- Native name: 今井 絢
- Born: October 25, 2001 (age 23)
- Hometown: Nagoya, Japan

Career
- Achieved professional status: February 1, 2023 (aged 21)
- Badge Number: W-83
- Rank: Women's 1-dan
- Teacher: Masataka Sugimoto (8-dan)

Websites
- JSA profile page

= Aya Imai =

Japanese shogi player

Aya Imai (今井 絢, Imai Aya) is a Japanese women's professional shogi player ranked 1-dan. She is the first women's professional shogi player to come from Nagoya.

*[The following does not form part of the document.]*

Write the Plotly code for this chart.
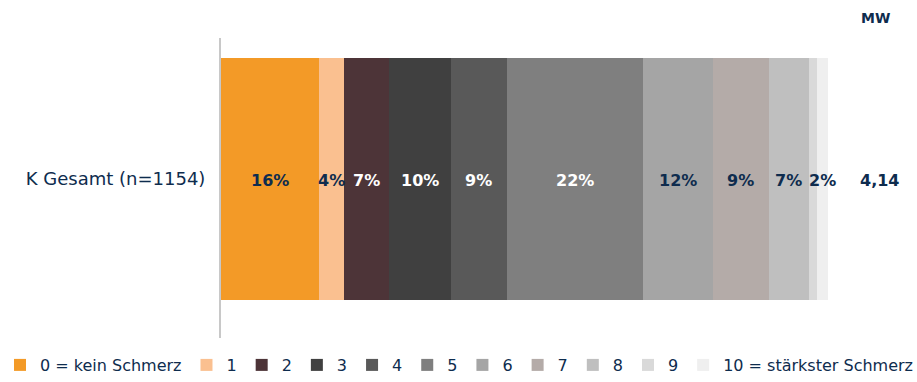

==Early life and becoming a women's professional shogi player==
Imai was born in Nagoya on October 25, 2001. She learned how to play shogi from her father when she was five years old. At first, she mainly played against her older brother and continued to improve to the point where she start attending a local shogi school. As a
second-grade elementary school student, she entered the Tokai branch of the Japan Shogi Association's training group system under the tutelage of shogi professional Masataka Sugimoto. By June 2016, she had performed well enough in the training school system to qualify for women's professional status even though she was still a third-year junior high school student, but decided to enter the JSA's professional apprentice school instead to try and obtain regular professional status. At the end of November 2022, she decided to formally leave the apprentice school at the rank of 1-kyū because she did not feel she would be able to achieve promotion to the next rank of 1-dan in accordance with JSA apprentice school's rules which require that apprentice professionals achieve said rank within one year of turning 21 years old. She decided to switch over to women's professional shogi, and formally requested to be allowed do so in January 2023. The JSA accepted her request and awarded her the rank of women's professional 1-kyū since that rank she had achieved as an apprentice professional.

==Women's shogi professional==
===Promotion history===
Imai's promotion history is as follows.

- 1-kyū: February 1, 2023
- 1-dan: August 20, 2023

Note: All ranks are women's professional ranks.

==Personal life==
Imai is the first women's professional from Nagoya. As of February 2023, she is a third-year university student at Doshisha University.